What would change my mind
I would abandon the bullish view if one or more of the following occur: clear evidence that a material portion of the company’s ETH is encumbered, meaningful disclosure that the treasury figure is overstated, regulatory rulings that materially restrict corporate crypto holdings, or if ETH trades materially below key support levels for an extended period. Conversely, better-than-expected institutional validation (custody agreements, third-party audits of holdings, or legislative wins) would strengthen the thesis and justify scaling in above the current position size.
Conclusion
BitMine is an atypical equity that behaves more like a derivative on ETH price and regulatory sentiment than a traditional operating business. That creates both opportunity and risk. At the current price of $20.76 the company trades at a discount to reported ETH treasury values, and technical indicators signal a constructive base.
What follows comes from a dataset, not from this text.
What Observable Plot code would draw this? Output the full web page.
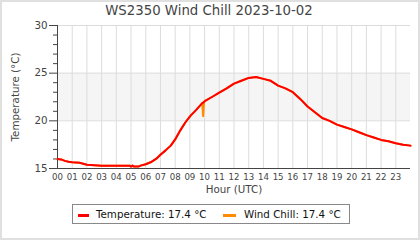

With a disciplined entry at $20.76, a stop at $16.00, and a target of $28.00 over a mid-term window of 45 trading days, this trade aims to capture a potential re-rating while strictly limiting downside.
This is a high-risk idea that depends on either regulatory clarity or positive ETH momentum. Manage position size accordingly and be prepared for volatility tied to crypto markets and headline risk.
Trade idea snapshot: Long BMNR at $20.76, stop $16.00, target $28.00 - mid term (45 trading days), high risk.